* Requirements
Transcribe the whole listing without a single picture.

* Information shown
## Start

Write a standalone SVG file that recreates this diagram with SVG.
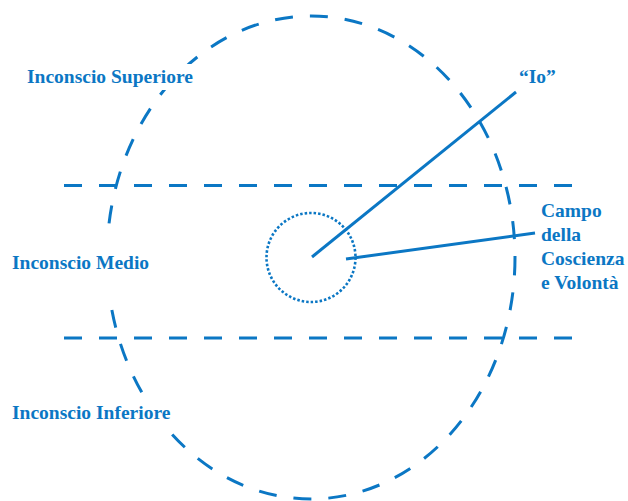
<svg xmlns="http://www.w3.org/2000/svg" width="628" height="501" viewBox="0 0 628 501">
<style>
.ln{fill:none;stroke:#0b77c4;stroke-width:3}
.dash{stroke-dasharray:18 17}
.dot{fill:none;stroke:#0b77c4;stroke-width:2.6;stroke-dasharray:2.5 2.01}
.t{font-family:"Liberation Serif","Times New Roman",serif;font-weight:bold;font-size:19.5px;fill:#0b77c4}
.bg{fill:#ffffff}
</style>
<g id="levels">
<ellipse id="psyche" class="ln dash" cx="311" cy="257.5" rx="204" ry="241.5"/>
<line id="line-upper" class="ln dash" x1="64" y1="185.5" x2="573" y2="185.5"/>
<line id="line-lower" class="ln dash" x1="64" y1="338" x2="573" y2="338"/>
</g>
<g id="field">
<circle id="io-circle" class="dot" cx="311" cy="257.5" r="44.5"/>
</g>
<g id="connectors">
<line class="ln" x1="312" y1="257" x2="516" y2="92"/>
<line class="ln" x1="346" y1="259" x2="535" y2="233"/>
</g>
<g id="label-superiore">
<rect class="bg" x="24" y="64" width="176" height="26"/>
<text class="t" x="27" y="83">Inconscio Superiore</text>
</g>
<g id="label-medio">
<rect class="bg" x="8" y="228" width="146" height="74"/>
<text class="t" x="12" y="269">Inconscio Medio</text>
</g>
<g id="label-inferiore">
<rect class="bg" x="8" y="400" width="168" height="28"/>
<text class="t" x="12" y="419">Inconscio Inferiore</text>
</g>
<g id="label-io">
<text class="t" x="519" y="83">“Io”</text>
</g>
<g id="label-campo">
<text class="t" x="541" y="217">Campo</text>
<text class="t" x="541" y="241">della</text>
<text class="t" x="541" y="265">Coscienza</text>
<text class="t" x="541" y="289">e Volontà</text>
</g>
</svg>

## End

* Response
Write a standalone SVG file that recreates this diagram with SVG.
<svg xmlns="http://www.w3.org/2000/svg" width="628" height="501" viewBox="0 0 628 501">
<style>
.ln{fill:none;stroke:#0b77c4;stroke-width:3}
.dash{stroke-dasharray:18 17}
.dot{fill:none;stroke:#0b77c4;stroke-width:2.6;stroke-dasharray:2.5 2.01}
.t{font-family:"Liberation Serif","Times New Roman",serif;font-weight:bold;font-size:19.5px;fill:#0b77c4}
.bg{fill:#ffffff}
</style>
<g id="levels">
<ellipse id="psyche" class="ln dash" cx="311" cy="257.5" rx="204" ry="241.5"/>
<line id="line-upper" class="ln dash" x1="64" y1="185.5" x2="573" y2="185.5"/>
<line id="line-lower" class="ln dash" x1="64" y1="338" x2="573" y2="338"/>
</g>
<g id="field">
<circle id="io-circle" class="dot" cx="311" cy="257.5" r="44.5"/>
</g>
<g id="connectors">
<line class="ln" x1="312" y1="257" x2="516" y2="92"/>
<line class="ln" x1="346" y1="259" x2="535" y2="233"/>
</g>
<g id="label-superiore">
<rect class="bg" x="24" y="64" width="176" height="26"/>
<text class="t" x="27" y="83">Inconscio Superiore</text>
</g>
<g id="label-medio">
<rect class="bg" x="8" y="228" width="146" height="74"/>
<text class="t" x="12" y="269">Inconscio Medio</text>
</g>
<g id="label-inferiore">
<rect class="bg" x="8" y="400" width="168" height="28"/>
<text class="t" x="12" y="419">Inconscio Inferiore</text>
</g>
<g id="label-io">
<text class="t" x="519" y="83">“Io”</text>
</g>
<g id="label-campo">
<text class="t" x="541" y="217">Campo</text>
<text class="t" x="541" y="241">della</text>
<text class="t" x="541" y="265">Coscienza</text>
<text class="t" x="541" y="289">e Volontà</text>
</g>
</svg>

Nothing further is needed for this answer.